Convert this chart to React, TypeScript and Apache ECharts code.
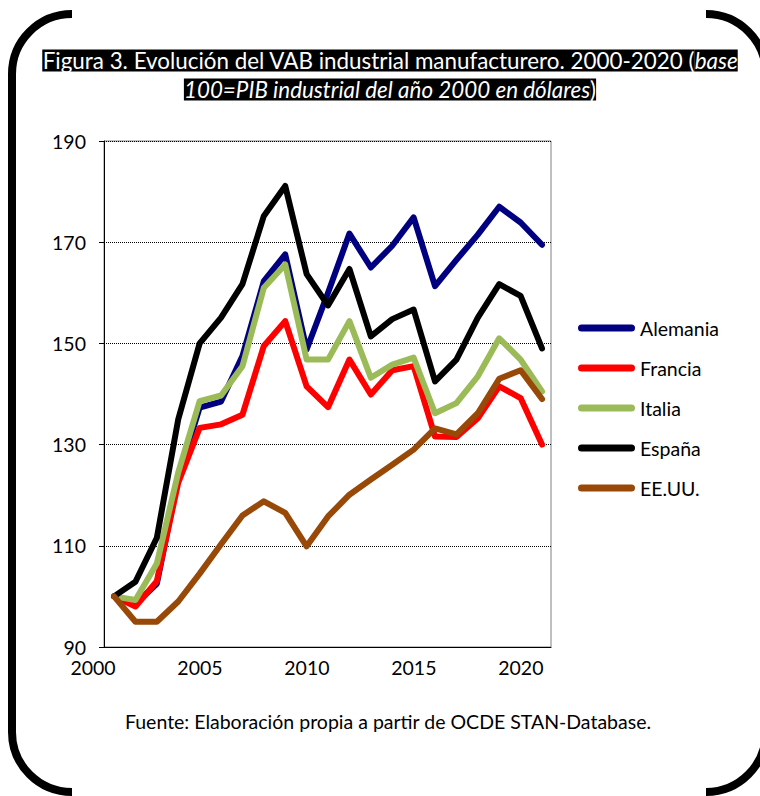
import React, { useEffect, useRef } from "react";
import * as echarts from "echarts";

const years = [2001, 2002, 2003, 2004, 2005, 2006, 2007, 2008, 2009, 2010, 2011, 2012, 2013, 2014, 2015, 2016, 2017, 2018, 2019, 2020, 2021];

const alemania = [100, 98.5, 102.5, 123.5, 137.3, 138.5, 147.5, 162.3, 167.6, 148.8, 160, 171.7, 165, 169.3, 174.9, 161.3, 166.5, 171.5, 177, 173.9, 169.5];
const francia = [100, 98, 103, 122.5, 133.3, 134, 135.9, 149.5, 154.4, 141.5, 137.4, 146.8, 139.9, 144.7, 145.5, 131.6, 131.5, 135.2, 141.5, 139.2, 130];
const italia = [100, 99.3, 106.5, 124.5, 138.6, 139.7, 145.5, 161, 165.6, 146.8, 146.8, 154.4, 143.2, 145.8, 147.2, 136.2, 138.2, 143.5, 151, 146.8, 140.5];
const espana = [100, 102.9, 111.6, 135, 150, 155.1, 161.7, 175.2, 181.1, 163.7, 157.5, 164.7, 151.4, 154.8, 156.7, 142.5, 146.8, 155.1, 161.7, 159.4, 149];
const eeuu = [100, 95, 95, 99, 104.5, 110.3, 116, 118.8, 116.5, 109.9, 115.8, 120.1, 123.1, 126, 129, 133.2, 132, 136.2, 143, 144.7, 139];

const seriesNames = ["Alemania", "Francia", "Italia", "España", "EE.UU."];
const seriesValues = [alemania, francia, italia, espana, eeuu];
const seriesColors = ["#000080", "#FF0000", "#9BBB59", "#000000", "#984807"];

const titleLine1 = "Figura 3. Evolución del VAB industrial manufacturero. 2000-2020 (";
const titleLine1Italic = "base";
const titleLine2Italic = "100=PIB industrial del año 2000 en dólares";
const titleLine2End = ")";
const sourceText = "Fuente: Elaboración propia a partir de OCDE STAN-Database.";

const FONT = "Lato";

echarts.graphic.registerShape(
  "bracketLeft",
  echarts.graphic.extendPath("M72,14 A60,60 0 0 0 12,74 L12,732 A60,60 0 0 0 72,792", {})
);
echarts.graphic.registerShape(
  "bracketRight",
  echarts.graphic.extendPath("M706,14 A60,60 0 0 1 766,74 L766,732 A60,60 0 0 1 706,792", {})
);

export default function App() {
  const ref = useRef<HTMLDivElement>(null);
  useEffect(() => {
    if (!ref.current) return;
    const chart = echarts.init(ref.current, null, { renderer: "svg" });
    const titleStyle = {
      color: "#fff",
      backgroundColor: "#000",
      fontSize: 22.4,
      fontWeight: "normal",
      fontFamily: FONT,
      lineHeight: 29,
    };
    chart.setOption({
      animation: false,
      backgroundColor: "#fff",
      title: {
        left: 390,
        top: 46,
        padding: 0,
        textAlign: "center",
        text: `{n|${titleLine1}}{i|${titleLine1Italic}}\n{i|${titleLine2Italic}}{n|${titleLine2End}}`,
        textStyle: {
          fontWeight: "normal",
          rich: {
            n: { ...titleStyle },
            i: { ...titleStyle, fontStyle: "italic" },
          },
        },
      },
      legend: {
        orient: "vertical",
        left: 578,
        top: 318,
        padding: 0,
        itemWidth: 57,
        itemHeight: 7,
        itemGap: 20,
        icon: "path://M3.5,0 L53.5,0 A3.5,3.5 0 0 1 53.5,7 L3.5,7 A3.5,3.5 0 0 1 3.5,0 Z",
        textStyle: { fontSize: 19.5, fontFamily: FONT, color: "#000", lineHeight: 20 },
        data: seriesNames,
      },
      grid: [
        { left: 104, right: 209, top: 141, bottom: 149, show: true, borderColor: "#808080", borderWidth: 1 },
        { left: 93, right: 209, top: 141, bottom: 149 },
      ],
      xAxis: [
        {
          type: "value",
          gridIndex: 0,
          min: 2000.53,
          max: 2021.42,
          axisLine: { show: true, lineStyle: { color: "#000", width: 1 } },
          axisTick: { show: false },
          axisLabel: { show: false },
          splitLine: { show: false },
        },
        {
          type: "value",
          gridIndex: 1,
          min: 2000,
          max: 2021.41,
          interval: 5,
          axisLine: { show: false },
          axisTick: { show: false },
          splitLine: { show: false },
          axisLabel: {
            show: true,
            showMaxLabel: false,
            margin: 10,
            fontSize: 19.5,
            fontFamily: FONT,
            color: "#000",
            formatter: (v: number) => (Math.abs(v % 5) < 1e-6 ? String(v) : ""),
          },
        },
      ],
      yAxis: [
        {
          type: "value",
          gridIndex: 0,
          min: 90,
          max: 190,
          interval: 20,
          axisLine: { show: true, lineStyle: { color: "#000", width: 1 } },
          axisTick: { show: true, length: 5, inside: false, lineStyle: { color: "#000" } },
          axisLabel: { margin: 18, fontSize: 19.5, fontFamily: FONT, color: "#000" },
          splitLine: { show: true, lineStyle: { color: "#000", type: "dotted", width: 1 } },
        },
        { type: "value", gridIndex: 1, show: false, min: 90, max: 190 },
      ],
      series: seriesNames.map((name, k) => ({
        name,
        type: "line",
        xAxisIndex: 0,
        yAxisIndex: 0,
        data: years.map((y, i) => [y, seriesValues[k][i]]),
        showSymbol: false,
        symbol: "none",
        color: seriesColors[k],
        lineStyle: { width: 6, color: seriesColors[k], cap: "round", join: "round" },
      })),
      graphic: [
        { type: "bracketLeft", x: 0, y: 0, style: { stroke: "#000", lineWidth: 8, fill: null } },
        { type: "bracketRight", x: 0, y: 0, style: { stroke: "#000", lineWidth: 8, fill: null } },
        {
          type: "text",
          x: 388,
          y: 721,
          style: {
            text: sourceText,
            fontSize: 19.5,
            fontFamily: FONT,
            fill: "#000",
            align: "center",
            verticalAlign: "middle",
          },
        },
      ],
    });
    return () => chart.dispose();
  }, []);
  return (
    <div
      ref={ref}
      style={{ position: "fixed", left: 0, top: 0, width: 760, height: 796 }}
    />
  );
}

• **Goal of the exercise**
Leave out the pictures and restate, word for word, the lines from the top of the data through the line containing "143, 144.7, 139];", both included.

• **Correct response**
Convert this chart to React, TypeScript and Apache ECharts code.
import React, { useEffect, useRef } from "react";
import * as echarts from "echarts";

const years = [2001, 2002, 2003, 2004, 2005, 2006, 2007, 2008, 2009, 2010, 2011, 2012, 2013, 2014, 2015, 2016, 2017, 2018, 2019, 2020, 2021];

const alemania = [100, 98.5, 102.5, 123.5, 137.3, 138.5, 147.5, 162.3, 167.6, 148.8, 160, 171.7, 165, 169.3, 174.9, 161.3, 166.5, 171.5, 177, 173.9, 169.5];
const francia = [100, 98, 103, 122.5, 133.3, 134, 135.9, 149.5, 154.4, 141.5, 137.4, 146.8, 139.9, 144.7, 145.5, 131.6, 131.5, 135.2, 141.5, 139.2, 130];
const italia = [100, 99.3, 106.5, 124.5, 138.6, 139.7, 145.5, 161, 165.6, 146.8, 146.8, 154.4, 143.2, 145.8, 147.2, 136.2, 138.2, 143.5, 151, 146.8, 140.5];
const espana = [100, 102.9, 111.6, 135, 150, 155.1, 161.7, 175.2, 181.1, 163.7, 157.5, 164.7, 151.4, 154.8, 156.7, 142.5, 146.8, 155.1, 161.7, 159.4, 149];
const eeuu = [100, 95, 95, 99, 104.5, 110.3, 116, 118.8, 116.5, 109.9, 115.8, 120.1, 123.1, 126, 129, 133.2, 132, 136.2, 143, 144.7, 139];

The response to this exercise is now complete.